Likewise, I think it would be self-evidently ridiculous to reject the poetry of Pablo Neruda and Louis Macniece because they were left-wing. Allen Ginsburg’s “Howl” is a terrible poem. It’s a mangled tract for bourgeois degeneracy written in choppy, artless prose. Lord Alfred Douglas’s “Two Loves” is also more or less a tract for bourgeois degeneracy, but as a poem it is far better constructed. I admire Lord Douglas, and I do not think his themes would seriously alienate a Conservative reader.

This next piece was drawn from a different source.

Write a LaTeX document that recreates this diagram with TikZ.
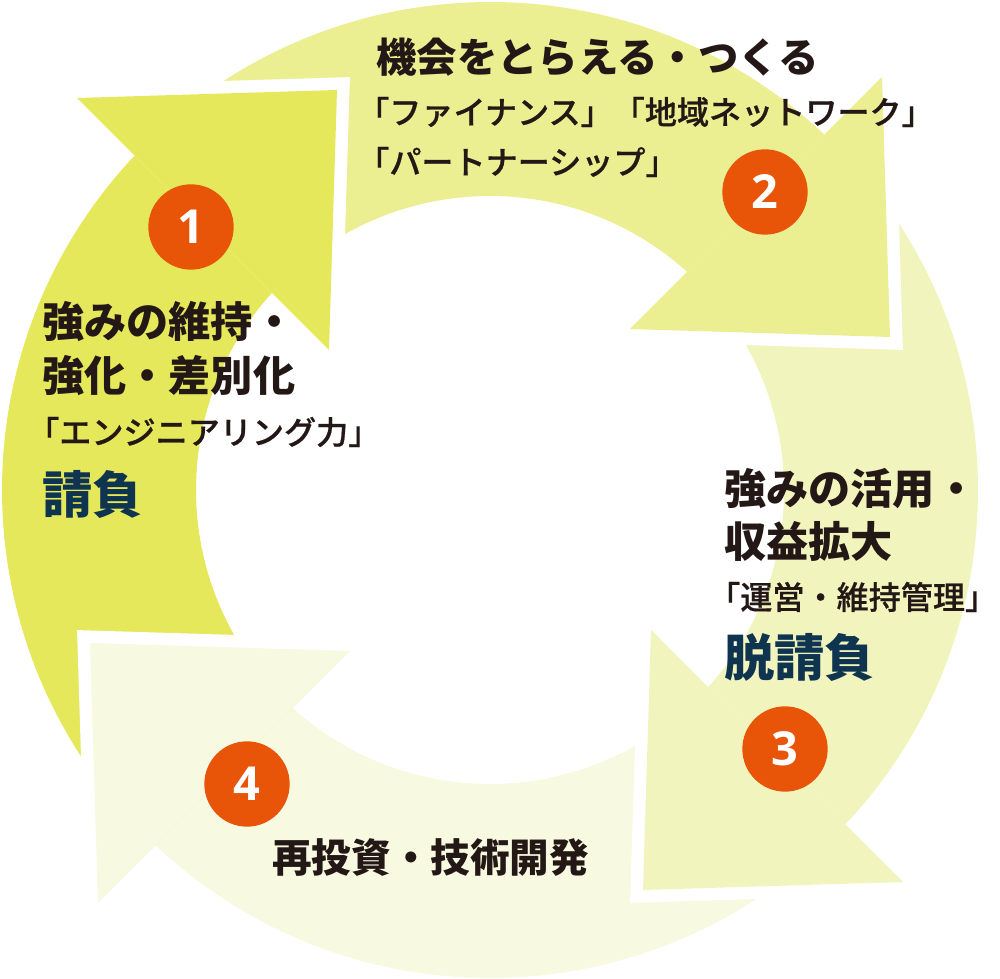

We do not have to feel at all threatened by the political views of a poet, nor do we have any evidence whatsoever to say that, (a) a great poem’s right-wing politics is alienating to a left-wing reader, or vice versa; or (b) poetry goes very far toward effectively articulating a certain political view. It would be as silly to judge a poem by its politics as it would be to judge Das Kapital by the quality of its prose. Their aims are entirely distinct. (Some exceptions being the didactic poetry of Dryden, et al.)

So what, then, is poetry’s relationship with politics? That, too, is probably a topic for another conversation. But if we can agree that the poetic and the political are at least distinct, we should also acknowledge that they need noy(and perhaps cannot) be entirely divorced. The poet definitely should not rely on how correct he thinks his politics are, as it won’t compensate for any shoddy poetics. Rather, a poem dwelling on political themes should be held to the same standard as a poem dwelling on nature, or love, or religion: the poetic standard; that is, the execution of poetics. What this entails is, again, too lengthy to be discussed here. But as readers, academics, and critics, we should be careful not to prejudice ourselves for or against a poem or poet because we agree with their philosophy. Anyone primarily interested in religion should write and critique theology; anyone primarily interested in politics should go directly to politics. Poetry, when not addressing its own medium, will frustrate the reader, the writer, and the poem itself.